The Company is involved in various claims and legal actions arising in the
ordinary course of business. The ultimate disposition of these matters are
not expected to have a material adverse impact on the Company's financial
position, results of operations or liquidity.

22. QUARTERLY RESULTS OF OPERATIONS (UNAUDITED)

The quarterly results of operations (unaudited) for 2002 and 2003 by
quarter are as follows:



QUARTER ENDED
----------------------------------------------------
MARCH 31 JUNE 30 SEPTEMBER 30 DECEMBER 31
-------- ------- ------------ -----------
(IN THOUSANDS, EXCEPT PER SHARE AMOUNTS)

2002:
Net sales $ 128,387 $ 130,789 $ 147,428 $ 149,088
Operating loss (21,754) (21,302) (313,173) (14,802)
Net loss (28,133) (28,736) (320,847) (25,633)
Basic and diluted net loss
per share (0.30) (0.31) (3.45) (0.27)

2003:
Net sales $ 141,108 $ 155,394 $ 166,390 $ 168,158
Operating income (loss) (10,147) 2,559 3,376 16,239
Net loss (30,531) (18,663) (17,510) (8,142)
Preferred stock dividends -- -- -- (1,770)
Basic and diluted net loss
per share (0.33) (0.20) (0.19) (0.09)


As discussed in Note 8, the Company recorded a charge relative to its first
annual impairment test of goodwill under SFAS 142 in the third quarter of
2002. The amount of this charge was $291,635 and is reflected in the
operating loss for the third quarter of 2002.


F-40








REPORT OF INDEPENDENT AUDITORS ON
FINANCIAL STATEMENT SCHEDULE


To the Board of Directors of Alamosa Holdings, Inc.:

Our audits of the consolidated financial statements referred to in our report
dated March 9, 2004 appearing in this Annual Report on Form 10-K also included
an audit of the financial statement schedule listed in Item 15(a)(2) of this
Form 10-K. In our opinion, this financial statement schedule presents fairly, in
all material respects, the information set forth therein when read in
conjunction with the related consolidated financial statements.

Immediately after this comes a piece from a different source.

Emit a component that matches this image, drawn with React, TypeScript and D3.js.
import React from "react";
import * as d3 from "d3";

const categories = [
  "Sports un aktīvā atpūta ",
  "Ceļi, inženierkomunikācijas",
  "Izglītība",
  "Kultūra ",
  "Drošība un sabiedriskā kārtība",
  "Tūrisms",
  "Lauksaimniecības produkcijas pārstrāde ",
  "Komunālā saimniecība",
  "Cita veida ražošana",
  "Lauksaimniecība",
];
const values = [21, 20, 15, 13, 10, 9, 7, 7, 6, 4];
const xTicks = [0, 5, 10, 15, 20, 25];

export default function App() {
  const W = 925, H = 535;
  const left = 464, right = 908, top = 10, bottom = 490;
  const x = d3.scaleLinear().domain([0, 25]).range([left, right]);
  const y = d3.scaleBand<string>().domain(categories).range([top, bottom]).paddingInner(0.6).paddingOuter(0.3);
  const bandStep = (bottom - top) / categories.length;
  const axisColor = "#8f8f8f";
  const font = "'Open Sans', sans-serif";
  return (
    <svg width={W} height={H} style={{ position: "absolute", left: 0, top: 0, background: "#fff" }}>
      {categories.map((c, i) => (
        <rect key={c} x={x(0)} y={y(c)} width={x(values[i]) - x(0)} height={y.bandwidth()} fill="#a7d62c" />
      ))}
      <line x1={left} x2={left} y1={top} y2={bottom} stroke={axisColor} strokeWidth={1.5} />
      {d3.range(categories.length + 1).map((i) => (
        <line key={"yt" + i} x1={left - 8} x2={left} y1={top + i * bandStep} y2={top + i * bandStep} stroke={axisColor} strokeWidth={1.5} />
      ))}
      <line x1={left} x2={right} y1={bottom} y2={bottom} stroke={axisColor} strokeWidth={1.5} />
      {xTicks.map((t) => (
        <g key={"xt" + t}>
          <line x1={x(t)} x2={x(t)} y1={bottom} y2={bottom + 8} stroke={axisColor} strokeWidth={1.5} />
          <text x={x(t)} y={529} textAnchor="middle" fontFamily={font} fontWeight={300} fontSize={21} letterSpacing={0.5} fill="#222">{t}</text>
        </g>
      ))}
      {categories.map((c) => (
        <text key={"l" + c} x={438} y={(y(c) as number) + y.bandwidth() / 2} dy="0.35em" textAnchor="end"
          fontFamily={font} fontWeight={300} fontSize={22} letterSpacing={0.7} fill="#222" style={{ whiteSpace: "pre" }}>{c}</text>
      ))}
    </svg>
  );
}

PricewaterhouseCoopers LLP
Dallas, Texas
March 9, 2004













F-41



SCHEDULE II
- -----------

ALAMOSA HOLDINGS, INC.

CONSOLIDATED VALUATION AND QUALIFYING ACCOUNTS


FOR THE PERIOD DECEMBER 31, 2001 THROUGH
DECEMBER 31, 2003 (IN THOUSANDS)



ADDITIONS ADDITIONS
BALANCE AT CHARGED TO CHARGED TO
BEGINNING OF COSTS AND OTHER BALANCE AT
CLASSIFICATION PERIOD EXPENSES ACCOUNTS DEDUCTIONS END OF PERIOD
- ----------------------------------------- ------------ ---------- ---------- ---------- -------------

December 31, 2001
Allowance for doubtful accounts.... $ 1,503 $ 17,490 $ 1,213(1) $(14,314) $ 5,892
Deferred tax valuation allowance 26,985 -- 2,313(2) (29,298)(3) --

December 31, 2002
Allowance for doubtful accounts.... $ 5,892 $ 40,285 $ -- $(37,726) $ 8,451
Deferred tax valuation allowance -- -- -- -- --

December 31, 2003
Allowance for doubtful accounts.... $ 8,451 $ 13,451 $ -- $(15,919) $ 5,983
Deferred tax valuation allowance -- 15,809 -- -- 15,809


This schedule should be read in conjunction with the Company's audited
consolidated financial statements and related notes thereto that appear in this
annual report on Form 10-K.

(1) For the year ended December 31, 2001, amount represents allowance for
doubtful accounts recorded in connection with acquisitions accounted for
under the purchase method of accounting.

(2) Addition represents increase in valuation allowance due to the increase in
the effective tax rate applied to deferred tax items.

(3) This amount represents the reversal of the valuation allowance recorded by
the Company against goodwill as a result of the business combinations with
Roberts, WOW and Southwest (see Note 4).